El acontecimiento gastronómico de estas semanas en Madrid no sobrevuela los tejados de la ciudad. Está a pie de calle y se llama Jollybee. A sus puertas recién inauguradas en Sol se congregan sobre todo muchas mujeres de cualquier edad acompañadas en ocasiones por niños y niñas. Todas forman parte de la comunidad filipina. Avanzan respetando su lugar en la línea que espera. Sonríen, se toman selfies. Impacientes por cruzar el umbral de aquella puerta que les lleva a otro lugar.
Pregunto a quienes me rodean por qué es tan especial este lugar en cuya ventana se puede leer el cartel: “El 1 de España”.
Una señora me contesta: “muy bueno”. Otra me explica ya con más calma que es mucho mejor que “esos otros que hay por ahí” (apuntando con la cabeza y gesto de desprecio al KFC).
Otra señora entra en la conversación y empieza a vibrar de emoción: “Tienes que pedir los fritos de pollo y los espaguetis. Son lo mejor”. Sus ojos brillan.
Y eso pido mientras me deslumbran los fluorescentes típicos del interior de un restaurante de comida rápida. Huele a fritura, a la misma de otros tantos lugares de pollo frito. Ese olor maquillado por la química y revestido de marketing olfativo. Hecho solo para abrir el apetito inconsciente de tus neuronas.
Las mujeres salen con sus bolsas repletas de paquetes con los preciados fritos de pollo, espaguetis y hamburguesas con papas fritas. Vuelven a tomarse selfies con sus vasos de colas que absorberán por el camino antes de llegar a casa donde compartirán el menú en familia o con amigos. Eso imagino. Yo también pido para llevar a casa aunque no me importaría imitar a esos jóvenes sentados a la mesa y masticar al ritmo de la danza de pedidos, móviles y personas.

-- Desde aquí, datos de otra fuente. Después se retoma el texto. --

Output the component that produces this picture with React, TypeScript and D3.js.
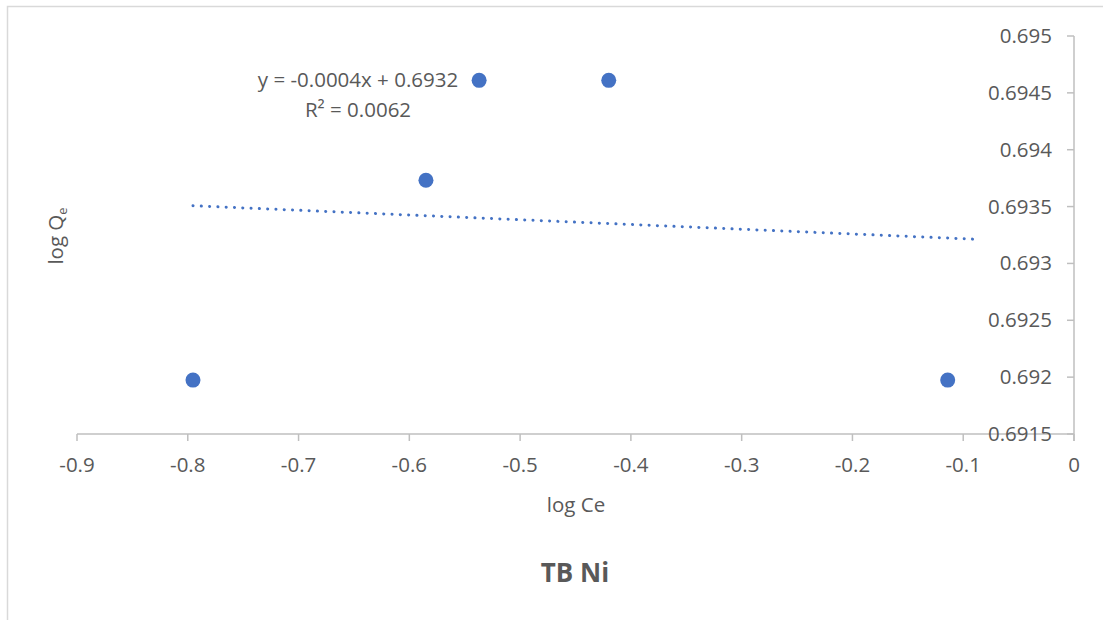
import React from "react";
import * as d3 from "d3";

const logCe = [-0.7953, -0.585, -0.537, -0.42, -0.114];
const logQe = [0.691974, 0.693732, 0.69461, 0.69461, 0.691974];
const xTicks = [-0.9, -0.8, -0.7, -0.6, -0.5, -0.4, -0.3, -0.2, -0.1, 0];
const yTicks = [0.6915, 0.692, 0.6925, 0.693, 0.6935, 0.694, 0.6945, 0.695];
const trendForward = 0.024;
const equationText = "y = -0.0004x + 0.6932";
const r2Value = "0.0062";

const W = 1103;
const H = 620;
const FONT = "'Open Sans', 'Segoe UI', sans-serif";
const TEXT = "#595959";
const AXIS = "#bfbfbf";
const BLUE = "#4472c4";

export default function App() {
  const x = d3.scaleLinear().domain([-0.9, 0]).range([77, 1074]);
  const y = d3.scaleLinear().domain([0.6915, 0.695]).range([434, 36]);

  // least-squares linear trendline from the data
  const mx = d3.mean(logCe)!;
  const my = d3.mean(logQe)!;
  let sxy = 0;
  let sxx = 0;
  logCe.forEach((v, i) => {
    sxy += (v - mx) * (logQe[i] - my);
    sxx += (v - mx) * (v - mx);
  });
  const slope = sxy / sxx;
  const intercept = my - slope * mx;

  const x0 = d3.min(logCe)!;
  const x1 = d3.max(logCe)! + trendForward;
  const trendPts: [number, number][] = [
    [x0, slope * x0 + intercept],
    [x1, slope * x1 + intercept],
  ];
  const line = d3
    .line<[number, number]>()
    .x((d) => x(d[0]))
    .y((d) => y(d[1]));

  return (
    <svg
      width={W}
      height={H}
      style={{ position: "absolute", left: 0, top: 0, display: "block", background: "#fff" }}
      fontFamily={FONT}
    >
      <rect x={0} y={0} width={W} height={H} fill="#fff" />
      <rect x={7.5} y={6.5} width={1300} height={800} fill="none" stroke="#d9d9d9" strokeWidth={1.5} />

      {/* x axis */}
      <line x1={x(-0.9)} x2={x(0)} y1={y(0.6915)} y2={y(0.6915)} stroke={AXIS} strokeWidth={1.5} />
      {xTicks.map((t) => (
        <g key={"xt" + t}>
          <line x1={x(t)} x2={x(t)} y1={y(0.6915)} y2={y(0.6915) + 7} stroke={AXIS} strokeWidth={1.5} />
          <text x={x(t)} y={472} textAnchor="middle" fontSize={20.5} fill={TEXT}>
            {t === 0 ? "0" : String(t)}
          </text>
        </g>
      ))}

      {/* y axis */}
      <line x1={x(0)} x2={x(0)} y1={y(0.6915) + 7} y2={y(0.695)} stroke={AXIS} strokeWidth={1.5} />
      {yTicks.map((t) => (
        <g key={"yt" + t}>
          <line x1={x(0) - 7} x2={x(0)} y1={y(t)} y2={y(t)} stroke={AXIS} strokeWidth={1.5} />
          <text x={1052} y={y(t) + 7} textAnchor="end" fontSize={20.5} fill={TEXT}>
            {String(t)}
          </text>
        </g>
      ))}

      {/* trendline */}
      <path
        d={line(trendPts) || ""}
        fill="none"
        stroke={BLUE}
        strokeWidth={3}
        strokeLinecap="round"
        strokeDasharray="0.1 8.2"
      />

      {/* points */}
      {logCe.map((v, i) => (
        <circle key={"p" + i} cx={x(v)} cy={y(logQe[i])} r={7.5} fill={BLUE} />
      ))}

      {/* equation */}
      <text x={358} y={87} textAnchor="middle" fontSize={20.5} fill={TEXT}>
        {equationText}
      </text>
      <text x={358} y={117} textAnchor="middle" fontSize={20.5} fill={TEXT}>
        R² = {r2Value}
      </text>

      {/* axis titles */}
      <text x={576} y={512} textAnchor="middle" fontSize={20.5} fill={TEXT}>
        log Ce
      </text>
      <text transform="translate(63,236) rotate(-90)" textAnchor="middle" fontSize={20.5} fill={TEXT}>
        log Q<tspan fontSize={13} dy={4}>e</tspan>
      </text>

      {/* chart title */}
      <text x={575} y={582} textAnchor="middle" fontSize={26} fontWeight="bold" fill={TEXT}>
        TB Ni
      </text>
    </svg>
  );
}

Cuando llego a casa abro el paquete. Pollo frito. Un bocado por aquí y otro por allí. Nada me parece especial hasta que mordisqueo lentamente esa capa crujiente de la superficie y me permito olerla ya en mi boca. Siento entonces ese especiado. No identifico cuál será ese ingrediente secreto pero cierro los ojos y me voy en un soplo a Asia. Y hasta yo, que nunca he visitado Filipinas, ya me siento allí. Ahora sumerjo una patata en salsa de curry y sigo atravesando océanos.
Entonces cierro los ojos y comprendo el brillo en los ojos: comemos símbolos para alimentar emociones.
Tanto necesitamos sentir el hogar en nuestro pecho que solo la comida parece llevarnos a su interior. Y a veces nos lleva a ese estado de pertenencia un tanto iluso una marca gracias a un aroma.
Hace un tiempo que la neurociencia lo sabe y ahora el neuromarketing también. Pero nosotras siempre lo hemos sabido: es el ingrediente secreto. Tu comida es tu hogar.